Em relação ao quatro-cilindros, o motor de três cilindros tem essas forças desbalanceadoras eliminadas, pois os cilindros estão defasados em 120 graus no virabrequim. Por isso não mostra a tendência a sair “pulando”. Por outro lado, devido à posição dos cilindros e à ordem de queima, criam-se forças que tendem a “balançar” o motor como se fosse uma gangorra de parque infantil (novamente olhando de lado).
Há uma questão adicional nessa configuração: o grande espaçamento entre a combustão de cada cilindro aumenta a tendência a vibrações em baixas rotações, o conhecido lugging (“arrastar-se”). Nesses casos há uma combustão a cada 240 graus da volta do virabrequim, o que se traduz em grande intervalo de tempo em desaceleração com um súbito golpe devido à combustão.
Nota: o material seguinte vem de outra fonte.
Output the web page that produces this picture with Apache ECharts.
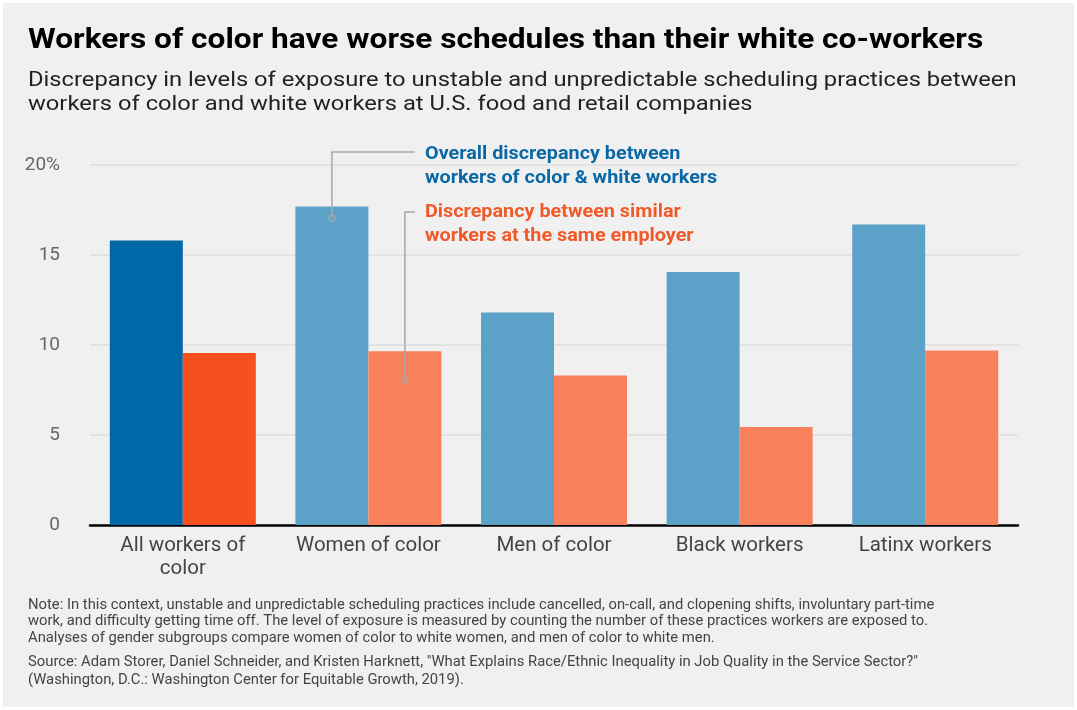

Por esses motivos os fabricantes devem usar virabrequim e volante com massa maior, para reduzir o efeito “gangorra” e a variação de rotação entre uma combustão e outra. Quanto mais massa, menor a vibração transferida e mais suave é o motor. Contudo, esse recurso aumenta a inércia para ganhar rotações, o que eleva o consumo (sobretudo no uso urbano) e reduz o desempenho em retomadas. Por isso, considerando que o foco desses modelos costuma ser a eficiência energética, vale ao fabricante gastar um pouco mais em coxins e isolamento — ou impor ao motorista que se acostume a certas vibrações em benefício do desempenho e da economia.